Your point is at least partially incorrect and mostly misleading though. SDL was first and foremost written to support the porting of games, so you are incorrect when you say that it was not designed with running games in mind.
SDL has no support for vector graphics, and only rudimentary support for rendering sprites or rendering audio. More advanced functionality is exposed by separate projects that extend SDL's functionality like SDL_image or SDL_audio (no SDL related project provides vector rendering functionality, so you might be confused about that).
For me, SDL's key benefits are in providing cross platform convenience methods for windowing (not multimedia), input (not multimedia), thread management (not multimedia) and timer support (not multimedia). These are all significant and valuable.

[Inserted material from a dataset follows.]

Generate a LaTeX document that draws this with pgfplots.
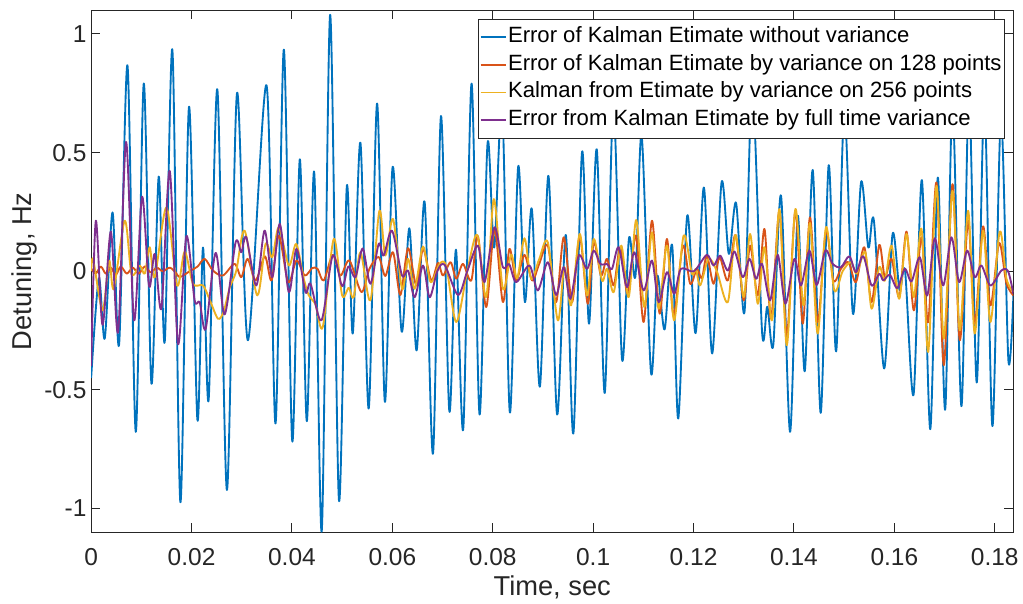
\documentclass[border=0pt]{standalone}
\usepackage{fontspec}
\setmainfont{Liberation Sans}
\usepackage{pgfplots}
\pgfplotsset{compat=1.18}
\usetikzlibrary{calc}
\definecolor{axisgray}{gray}{0.15}
\definecolor{mblue}{rgb}{0,0.447,0.741}
\definecolor{morange}{rgb}{0.85,0.325,0.098}
\definecolor{myellow}{rgb}{0.929,0.694,0.125}
\definecolor{mpurple}{rgb}{0.494,0.184,0.556}
\begin{document}
\begin{tikzpicture}
\begin{axis}[
  scale only axis, width=693pt, height=392.25pt,
  xmin=0, xmax=0.1837, ymin=-1.1, ymax=1.1,
  xtick={0,0.02,0.04,0.06,0.08,0.1,0.12,0.14,0.16,0.18},
  xticklabels={0,0.02,0.04,0.06,0.08,0.1,0.12,0.14,0.16,0.18},
  ytick={-1,-0.5,0,0.5,1},
  yticklabels={-1,-0.5,0,0.5,1},
  tick align=inside, major tick length=6.9pt,
  axis line style={axisgray, line width=0.7pt},
  every tick/.style={axisgray, line width=0.7pt},
  tick label style={font=\fontsize{18.4}{22}\selectfont, text=axisgray},
  xticklabel style={yshift=-8.5pt},
  xlabel={Time, sec}, ylabel={Detuning, Hz},
  label style={font=\fontsize{20.5}{24}\selectfont, text=axisgray},
  xlabel style={at={(axis description cs:0.5,-0.1065)}, anchor=center},
  ylabel style={at={(axis description cs:-0.0720,0.5)}, anchor=center},
  legend cell align=left,
  legend image code/.code={\draw[#1, line width=1.3pt] (0pt,0pt) -- (19pt,0pt);},
  legend style={at={(0.9907,0.984)}, anchor=north east, draw=axisgray, line width=0.7pt,
    fill=white, font=\fontsize{16.6}{19}\selectfont, inner xsep=1pt, inner ysep=4.75pt,
    row sep=3.25pt, nodes={inner sep=1pt, text height=11.8pt, text depth=3.8pt}},
  every axis plot/.append style={line width=1.4pt, line join=round},
]
\addplot[mblue, smooth] coordinates {
(0,-0.45) (0.00153,-0.03) (0.00272,-0.282) (0.00426,0.248) (0.00557,-0.308) (0.00724,0.867)
(0.00889,-0.677) (0.01048,0.791) (0.01201,-0.474) (0.01346,0.399) (0.01466,-0.298) (0.01619,0.931)
(0.01778,-0.974) (0.01949,0.693) (0.02116,-0.625) (0.02228,0.10) (0.02341,-0.541) (0.02514,0.766)
(0.02705,-0.922) (0.02904,0.748) (0.03123,-0.291) (0.03494,0.783) (0.03673,-0.642) (0.03839,0.934)
(0.04006,-0.716) (0.04157,0.472) (0.04296,-0.632) (0.04443,0.418) (0.04594,-1.094) (0.04761,1.081)
(0.04936,-0.964) (0.05092,0.355) (0.05211,-0.263) (0.05364,0.542) (0.05529,-0.579) (0.05696,0.707)
(0.05851,-0.55) (0.06006,0.440) (0.06185,-0.254) (0.06339,0.181) (0.06484,-0.334) (0.06643,0.292)
(0.0681,-0.768) (0.06969,0.654) (0.07134,-0.588) (0.07267,0.091) (0.07413,-0.663) (0.07578,0.791)
(0.07737,-0.604) (0.07896,0.538) (0.08029,0.10) (0.08188,0.70) (0.08341,-0.595) (0.08506,0.440)
(0.0864,-0.130) (0.08779,0.262) (0.08938,-0.487) (0.09109,0.402) (0.09282,-0.604) (0.09455,0.153)
(0.09606,-0.684) (0.09779,0.503) (0.09918,-0.221) (0.10072,0.514) (0.10231,-0.513) (0.10402,0.70)
(0.10575,-0.371) (0.10714,0.139) (0.10843,-0.02) (0.10967,0.570) (0.11152,-0.427) (0.11277,-0.02)
(0.11424,-0.245) (0.11575,0.108) (0.11695,-0.621) (0.11874,0.234) (0.12041,-0.261) (0.12206,0.353)
(0.12371,-0.347) (0.12558,0.374) (0.12703,0.073) (0.12848,0.287) (0.13015,-0.172) (0.1317,0.78)
(0.13365,-0.256) (0.13469,-0.15) (0.13588,-0.312) (0.13743,0.318) (0.13922,-0.677) (0.14075,0.234)
(0.14215,-0.422) (0.14374,0.427) (0.14533,-0.597) (0.14692,0.447) (0.14841,-0.338) (0.15004,0.68)
(0.15175,-0.179) (0.15338,0.376) (0.15482,0.10) (0.15593,0.213) (0.15796,-0.410) (0.15965,0.157)
(0.16104,-0.08) (0.16214,0.0) (0.16383,-0.520) (0.16548,0.384) (0.16715,-0.666) (0.16866,0.395)
(0.17013,-0.583) (0.17158,0.70) (0.17337,-0.569) (0.17486,0.75) (0.17641,-0.469) (0.17795,0.72)
(0.17954,-0.653) (0.18123,0.65) (0.18272,-0.376) (0.18372,-0.10)
};
\addplot[morange, smooth] coordinates {
(0,0.01) (0.00093,-0.01) (0.00193,0.02) (0.00292,-0.01) (0.00392,0.015) (0.00491,-0.015)
(0.0059,0.02) (0.0071,-0.01) (0.00829,0.015) (0.00948,-0.01) (0.01068,0.02) (0.01187,-0.005)
(0.01307,0.015) (0.01426,0.0) (0.01565,0.015) (0.01685,-0.005) (0.01764,-0.025) (0.01963,0.0)
(0.02122,0.02) (0.02261,0.052) (0.02426,0.003) (0.02625,-0.018) (0.02858,0.031) (0.02991,-0.025)
(0.03117,0.052) (0.03276,-0.039) (0.03461,0.063) (0.03594,-0.039) (0.03739,0.15) (0.03926,-0.046)
(0.04091,0.045) (0.04256,-0.018) (0.04403,0.013) (0.04509,0.01) (0.04634,-0.039) (0.04813,0.069)
(0.04966,-0.018) (0.05145,0.045) (0.05384,-0.088) (0.05543,0.01) (0.05728,0.06) (0.05861,-0.02)
(0.06014,0.08) (0.06159,-0.10) (0.06313,0.097) (0.06478,-0.06) (0.06611,0.094) (0.06776,-0.039)
(0.06909,0.035) (0.07009,-0.018) (0.0716,0.038) (0.07273,-0.032) (0.07407,0.031) (0.07572,-0.039)
(0.07705,0.147) (0.0787,-0.151) (0.08035,0.178) (0.08202,-0.13) (0.08333,0.094) (0.08467,-0.039)
(0.08632,0.069) (0.08785,-0.039) (0.08924,0.03) (0.09097,0.108) (0.09262,-0.13) (0.09415,0.143)
(0.0958,-0.13) (0.09733,0.147) (0.09893,-0.137) (0.10012,0.122) (0.10157,-0.018) (0.10277,0.052)
(0.1041,-0.06) (0.10541,0.101) (0.10688,-0.095) (0.10853,0.15) (0.11006,-0.214) (0.11172,0.213)
(0.11325,-0.179) (0.1147,0.136) (0.11603,-0.186) (0.11788,0.108) (0.11933,-0.053) (0.12067,0.01)
(0.12166,-0.03) (0.12265,0.066) (0.12398,-0.053) (0.12518,0.059) (0.12683,-0.039) (0.12836,0.153)
(0.13,-0.123) (0.13127,0.108) (0.1328,-0.102) (0.13413,0.178) (0.13544,-0.2) (0.13711,0.255)
(0.13857,-0.27) (0.14029,0.255) (0.14175,-0.221) (0.1432,0.227) (0.14473,-0.214) (0.14638,0.171)
(0.14785,-0.039) (0.14936,0.01) (0.15089,0.038) (0.15235,-0.046) (0.15402,0.101) (0.15547,-0.13)
(0.157,0.111) (0.15811,-0.025) (0.15945,0.052) (0.16098,-0.109) (0.16243,0.167) (0.16388,-0.165)
(0.16541,0.143) (0.16675,-0.214) (0.16839,0.374) (0.16985,-0.396) (0.17158,0.367) (0.17303,-0.291)
(0.1747,0.213) (0.17601,-0.221) (0.17768,0.189) (0.17914,-0.144) (0.18087,0.119) (0.18232,-0.05)
(0.18371,-0.102)
};
\addplot[myellow, smooth] coordinates {
(0,0.0) (0.0004,0.05) (0.00227,-0.165) (0.00358,0.045) (0.00451,-0.074) (0.0067,0.213)
(0.00804,-0.011) (0.00969,0.024) (0.01068,-0.01) (0.01167,0.101) (0.01267,-0.025) (0.015,0.269)
(0.0171,-0.06) (0.01864,0.083) (0.02029,-0.053) (0.02228,-0.06) (0.02361,-0.12) (0.02526,-0.2)
(0.02639,-0.17) (0.02759,-0.07) (0.02892,0.003) (0.03057,0.171) (0.03309,-0.102) (0.03475,0.115)
(0.03608,0.059) (0.03739,0.185) (0.03938,0.024) (0.04085,0.115) (0.04236,-0.032) (0.04336,-0.102)
(0.04469,-0.14) (0.04614,-0.235) (0.04833,0.136) (0.05,-0.102) (0.05131,-0.07) (0.05231,-0.109)
(0.05364,0.08) (0.05563,-0.123) (0.05742,0.255) (0.05861,0.066) (0.06014,0.22) (0.06193,-0.074)
(0.06313,0.052) (0.06444,-0.074) (0.06611,0.104) (0.06762,-0.046) (0.06941,0.031) (0.07074,0.02)
(0.07273,-0.214) (0.07492,0.0) (0.07691,0.153) (0.0787,-0.109) (0.08023,0.304) (0.08202,-0.074)
(0.08367,0.07) (0.08487,-0.03) (0.08632,0.139) (0.08765,-0.032) (0.08924,0.05) (0.09097,0.122)
(0.09296,-0.207) (0.09427,0.017) (0.09561,-0.144) (0.09733,0.157) (0.09879,-0.102) (0.10012,0.136)
(0.10177,-0.039) (0.10277,0.01) (0.1041,-0.088) (0.10561,0.108) (0.10708,-0.109) (0.10859,0.216)
(0.11018,-0.151) (0.11172,0.164) (0.11305,-0.158) (0.1147,0.108) (0.11615,-0.207) (0.11802,0.15)
(0.11967,-0.011) (0.12047,0.01) (0.12132,-0.06) (0.12299,0.052) (0.12464,0.0) (0.12683,-0.13)
(0.12836,0.153) (0.13,-0.109) (0.13127,0.157) (0.1328,-0.137) (0.13413,0.101) (0.13564,-0.207)
(0.13711,0.262) (0.13857,-0.312) (0.14029,0.262) (0.14189,-0.144) (0.1432,0.203) (0.14473,-0.263)
(0.14638,0.185) (0.14805,-0.081) (0.1497,0.0) (0.15135,0.038) (0.15249,-0.01) (0.15422,0.08)
(0.15547,-0.158) (0.157,0.017) (0.15811,-0.04) (0.15945,0.108) (0.16098,-0.116) (0.16243,0.157)
(0.16388,-0.109) (0.16541,0.178) (0.16675,-0.34) (0.16839,0.36) (0.16985,-0.284) (0.17158,0.339)
(0.17303,-0.249) (0.1747,0.255) (0.17601,-0.263) (0.17768,0.171) (0.17914,-0.214) (0.18099,0.167)
(0.18232,-0.03) (0.18371,-0.088)
};
\addplot[mpurple, smooth] coordinates {
(0,-0.40) (0.00093,0.213) (0.00227,-0.226) (0.00392,0.167) (0.00537,-0.256) (0.00696,0.545)
(0.00855,-0.207) (0.01014,0.314) (0.01154,-0.063) (0.01267,0.073) (0.014,-0.155) (0.01565,0.423)
(0.0173,-0.306) (0.01897,0.147) (0.02062,-0.123) (0.02162,-0.13) (0.02281,-0.243) (0.0248,0.077)
(0.02659,-0.182) (0.02878,0.122) (0.02991,0.08) (0.03091,0.143) (0.0329,-0.06) (0.03455,0.171)
(0.03608,-0.025) (0.03759,0.199) (0.03938,-0.088) (0.04091,0.094) (0.0427,-0.088) (0.0437,-0.053)
(0.04588,-0.207) (0.04813,0.066) (0.05,-0.063) (0.05125,0.02) (0.05265,-0.025) (0.0541,0.096)
(0.05563,-0.053) (0.05728,0.115) (0.05827,0.066) (0.05994,0.171) (0.06193,-0.018) (0.06313,0.003)
(0.06444,-0.11) (0.06611,0.024) (0.06742,-0.11) (0.06895,0.0) (0.07041,0.027) (0.07307,-0.10)
(0.07492,0.0) (0.07705,0.108) (0.07836,-0.046) (0.08035,0.185) (0.08202,0.017) (0.08327,0.03)
(0.08467,-0.046) (0.08731,0.024) (0.08898,-0.081) (0.09097,0.038) (0.09262,-0.10) (0.09415,0.017)
(0.09547,-0.116) (0.09714,0.066) (0.09879,0.01) (0.10012,0.087) (0.10143,0.031) (0.10277,0.03)
(0.10376,0.01) (0.10509,0.101) (0.10674,-0.067) (0.10819,0.080) (0.11006,-0.081) (0.11172,0.045)
(0.11305,-0.13) (0.1147,-0.004) (0.11615,-0.095) (0.11748,0.01) (0.12007,0.0) (0.12265,0.069)
(0.12398,0.024) (0.1253,0.066) (0.12683,0.003) (0.12816,0.083) (0.12981,-0.025) (0.13115,0.052)
(0.13246,-0.032) (0.13365,0.031) (0.13524,-0.123) (0.13677,0.069) (0.1383,-0.137) (0.1401,0.052)
(0.14141,-0.06) (0.14308,0.087) (0.14453,-0.058) (0.14626,0.087) (0.14771,0.031) (0.14936,0.017)
(0.15103,0.063) (0.15235,-0.004) (0.15382,0.063) (0.15547,-0.06) (0.157,-0.011) (0.1578,-0.039)
(0.15911,-0.015) (0.16058,-0.071) (0.16209,0.01) (0.16342,-0.043) (0.16508,0.059) (0.16655,-0.102)
(0.16806,0.139) (0.16973,-0.06) (0.17138,0.143) (0.17291,-0.046) (0.1745,0.087) (0.17601,-0.025)
(0.17735,0.024) (0.17914,-0.06) (0.18133,0.003) (0.18266,0.0) (0.18371,-0.095)
};
\legend{Error of Kalman Etimate without variance,
Error of Kalman Etimate by variance on 128 points,
Kalman from Etimate by variance on 256 points,
Error from Kalman Etimate by full time variance}
\end{axis}
\path ($(current axis.south west)+(-68.5pt,-53pt)$) rectangle ($(current axis.north east)+(6pt,7.7pt)$);
\end{tikzpicture}
\end{document}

A lot of this depends on what it is you're making. Game development (like most types of development/engineering projects) benefits from picking the right tool to match the task at hand and the resources available. Generalisations about avoiding trouble aren't very helpful here, I don't think, especially when eichenhain's post is explicitly framed around a desire to learn SDL.
I used to feel that writing games from this level was more time costly than it actually is. Having done it twice now, I feel like I have a better perspective and was wrong in assuming that the time cost of not using pre-existing engines was prohibitive.
Have you made anything "from scratch" with SDL? Have you made anything using a pre-existing engine? If the answer to either of these is no, then you can't really make the comparison, can you?
I haven't.
Your point is also valid.
I've read plenty of case studies of other people's experiences, and if there is no premade engine that can fit your needs, you will spend more time adapting one to do so than writing one from scratch.
It often seems logical to chose a complete game engine, but if your game doesn't meet it's needs then it is useless, thus it is very important to learn to write a game engine from scratch.
As a note, I am now agreeing with you.
For those playing along at home, I found a competent book that covers topics a bit more in-depth than Lazy Foo does: Shaun Mitchell: SDL Game Development (Packt Publishing 2013).
For a general overview on how a SDL2 game is made up, Cheeseness' hover-drive example game[github.com] mentioned above proved very useful. Playing around and watching the changes gave me more insight than the piecemeal tutorials I work on.
So far my own attempts do not go beyond simple animations, some font rendering and basic user input. But it's fun and every little success feels good!
This is what I found when I started doing this stuff. It was hugely empowering to discover that all this stuff was doable and less complex than I'd imagined.
How are you handling animation? That's something I haven't tackled yet.